The choice of steak is important when cooking any beef.  You really want the steak to between 1-1.5 inches.  NY Strip and ribeyes work the best.  Make sure you get at least choice.  Quality of beef with the high prices recently have been an issue.  Choosing a great steak is another post all together.  Pull your steak from the refrigerator 45 minutes to 1 hour before you want to start the warming process.  Season with kosher salt and your favorite steak seasoning.  Avoid seasonings with citrus as they will mess with your PH.  I like Weber’s Chicago Steak Seasoning

First of all your indirect heat source needs to be about 225 degrees.  I use an oven as it is consistent , but this could be done on a grill or kettle.  A digital instaread type thermometer to test the interior temp of the meat is needed.  I found about 12 minutes for a 1″ steak will hit you at 110° for a future perfect medium rare.  Start checking your temp around the 9 minute period because you really don’t want to go over .

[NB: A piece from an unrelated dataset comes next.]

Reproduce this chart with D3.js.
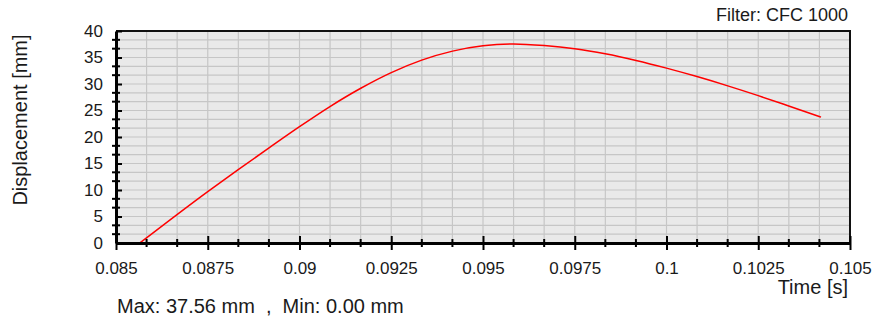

As you wait for the steak to hit internal temp, Put a heavy pan( like a multi layer clad pan or cast iron) on the stove over high heat with a splash of vegetable oil with a high smoking point(avoid olive oils I use canola).  You want to make sure that you do not get the pan much hotter than 400° f as you will smoke your oil and give your steak a off flavor.  A laser thermometer is great to have in your arsenal to check the temp.  When the steak hits 110° and you pan is ready.   Throw your steak in the pan.  You will have a GBD(Golden Brown Delicious) crust within a minute.  It will happen quicker than you think and you will have to check on it soon so don’t walk away.  Flip over and repeat on the other side.  Remove steak to your plate and let it rest for 8-10 minutes.   Do not skip this step.  Plus this is a great time to pour you a glass of red wine.  Then enjoy.